DATA SHOWN:
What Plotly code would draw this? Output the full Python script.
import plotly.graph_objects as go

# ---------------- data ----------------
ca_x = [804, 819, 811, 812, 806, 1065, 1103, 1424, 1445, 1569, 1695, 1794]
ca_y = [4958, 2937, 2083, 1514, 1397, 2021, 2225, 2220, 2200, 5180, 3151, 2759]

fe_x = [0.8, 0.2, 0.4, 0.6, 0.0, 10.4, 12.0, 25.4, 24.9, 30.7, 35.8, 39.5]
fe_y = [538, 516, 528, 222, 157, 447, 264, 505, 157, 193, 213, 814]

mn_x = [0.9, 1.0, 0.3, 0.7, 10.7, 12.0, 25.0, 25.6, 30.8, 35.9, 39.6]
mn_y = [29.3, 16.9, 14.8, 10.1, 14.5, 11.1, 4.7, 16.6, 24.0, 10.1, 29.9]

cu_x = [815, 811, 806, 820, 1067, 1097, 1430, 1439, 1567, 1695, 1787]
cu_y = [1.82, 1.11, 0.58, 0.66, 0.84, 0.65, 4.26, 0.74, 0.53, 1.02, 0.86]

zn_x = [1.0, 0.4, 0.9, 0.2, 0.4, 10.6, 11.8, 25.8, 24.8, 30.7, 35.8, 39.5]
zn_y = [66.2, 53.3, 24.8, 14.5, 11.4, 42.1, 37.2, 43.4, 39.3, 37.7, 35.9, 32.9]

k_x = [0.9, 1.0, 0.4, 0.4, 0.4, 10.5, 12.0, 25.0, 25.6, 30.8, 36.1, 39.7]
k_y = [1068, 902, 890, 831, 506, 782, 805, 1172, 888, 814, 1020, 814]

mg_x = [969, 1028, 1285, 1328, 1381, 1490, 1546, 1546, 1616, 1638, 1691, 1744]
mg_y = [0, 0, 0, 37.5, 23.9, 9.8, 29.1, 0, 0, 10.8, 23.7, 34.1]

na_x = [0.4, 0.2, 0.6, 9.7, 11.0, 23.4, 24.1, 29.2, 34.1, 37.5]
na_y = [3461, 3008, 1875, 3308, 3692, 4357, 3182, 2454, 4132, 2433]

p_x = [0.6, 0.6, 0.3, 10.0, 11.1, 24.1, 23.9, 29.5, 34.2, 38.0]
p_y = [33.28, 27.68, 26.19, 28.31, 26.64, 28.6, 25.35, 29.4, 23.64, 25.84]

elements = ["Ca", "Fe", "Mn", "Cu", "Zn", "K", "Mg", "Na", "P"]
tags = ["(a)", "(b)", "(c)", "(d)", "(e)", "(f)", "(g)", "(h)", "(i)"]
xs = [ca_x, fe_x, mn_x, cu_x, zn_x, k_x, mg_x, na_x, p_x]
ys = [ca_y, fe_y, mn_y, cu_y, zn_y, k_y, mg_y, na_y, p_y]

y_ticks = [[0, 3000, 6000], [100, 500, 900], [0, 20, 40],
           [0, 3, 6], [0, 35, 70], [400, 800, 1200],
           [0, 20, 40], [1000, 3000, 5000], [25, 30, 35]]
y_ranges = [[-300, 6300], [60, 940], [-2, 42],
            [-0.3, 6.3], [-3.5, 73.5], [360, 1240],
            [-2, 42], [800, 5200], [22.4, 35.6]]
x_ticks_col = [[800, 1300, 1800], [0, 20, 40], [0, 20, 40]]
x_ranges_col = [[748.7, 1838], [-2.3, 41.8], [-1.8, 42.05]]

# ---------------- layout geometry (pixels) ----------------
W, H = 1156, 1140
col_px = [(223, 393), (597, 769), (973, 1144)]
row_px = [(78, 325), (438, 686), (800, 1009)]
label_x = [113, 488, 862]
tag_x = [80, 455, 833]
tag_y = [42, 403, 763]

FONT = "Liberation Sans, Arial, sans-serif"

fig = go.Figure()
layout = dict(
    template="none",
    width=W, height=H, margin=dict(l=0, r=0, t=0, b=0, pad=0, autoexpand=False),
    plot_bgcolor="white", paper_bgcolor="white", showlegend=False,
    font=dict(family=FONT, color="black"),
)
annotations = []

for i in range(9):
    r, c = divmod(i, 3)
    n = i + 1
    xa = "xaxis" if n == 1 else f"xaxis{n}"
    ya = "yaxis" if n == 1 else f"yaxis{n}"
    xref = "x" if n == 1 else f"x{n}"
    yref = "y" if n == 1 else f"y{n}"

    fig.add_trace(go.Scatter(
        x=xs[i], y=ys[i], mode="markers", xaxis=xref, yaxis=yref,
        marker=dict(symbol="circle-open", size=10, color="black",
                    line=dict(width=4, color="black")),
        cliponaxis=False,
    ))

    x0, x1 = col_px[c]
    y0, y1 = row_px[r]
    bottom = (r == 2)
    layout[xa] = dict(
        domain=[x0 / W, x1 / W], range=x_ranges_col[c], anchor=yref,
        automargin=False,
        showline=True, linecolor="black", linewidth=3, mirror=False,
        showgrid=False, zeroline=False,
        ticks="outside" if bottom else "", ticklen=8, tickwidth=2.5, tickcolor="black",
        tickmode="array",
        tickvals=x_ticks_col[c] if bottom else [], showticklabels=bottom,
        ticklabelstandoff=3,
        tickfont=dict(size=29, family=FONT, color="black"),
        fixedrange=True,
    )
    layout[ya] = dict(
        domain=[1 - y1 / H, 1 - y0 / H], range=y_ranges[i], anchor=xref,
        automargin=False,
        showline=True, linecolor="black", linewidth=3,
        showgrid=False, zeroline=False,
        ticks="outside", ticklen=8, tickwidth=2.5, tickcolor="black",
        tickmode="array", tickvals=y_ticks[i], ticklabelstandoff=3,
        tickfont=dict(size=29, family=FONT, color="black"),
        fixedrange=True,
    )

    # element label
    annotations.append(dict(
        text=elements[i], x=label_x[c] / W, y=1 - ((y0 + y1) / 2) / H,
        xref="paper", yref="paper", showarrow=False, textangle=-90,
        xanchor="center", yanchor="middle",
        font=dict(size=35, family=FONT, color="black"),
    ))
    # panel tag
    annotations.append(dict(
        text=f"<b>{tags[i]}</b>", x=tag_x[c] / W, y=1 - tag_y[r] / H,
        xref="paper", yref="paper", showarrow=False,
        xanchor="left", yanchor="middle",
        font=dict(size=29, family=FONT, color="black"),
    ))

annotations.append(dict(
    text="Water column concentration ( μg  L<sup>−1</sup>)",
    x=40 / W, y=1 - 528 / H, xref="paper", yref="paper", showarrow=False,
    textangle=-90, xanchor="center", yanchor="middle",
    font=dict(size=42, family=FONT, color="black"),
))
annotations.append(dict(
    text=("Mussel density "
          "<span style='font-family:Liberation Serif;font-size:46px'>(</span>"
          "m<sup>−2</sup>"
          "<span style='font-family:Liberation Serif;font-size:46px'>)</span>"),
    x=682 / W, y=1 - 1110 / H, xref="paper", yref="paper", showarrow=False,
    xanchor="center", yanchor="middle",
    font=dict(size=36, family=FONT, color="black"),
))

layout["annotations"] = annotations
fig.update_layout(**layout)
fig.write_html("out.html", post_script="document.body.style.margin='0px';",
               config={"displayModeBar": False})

EXERCISE BRIEF: Write out, exactly and with nothing else, the lines of the listing above from its first line through the line with "5180, 3151, 2759]".

PROBLEM SOLUTION:
What Plotly code would draw this? Output the full Python script.
import plotly.graph_objects as go

# ---------------- data ----------------
ca_x = [804, 819, 811, 812, 806, 1065, 1103, 1424, 1445, 1569, 1695, 1794]
ca_y = [4958, 2937, 2083, 1514, 1397, 2021, 2225, 2220, 2200, 5180, 3151, 2759]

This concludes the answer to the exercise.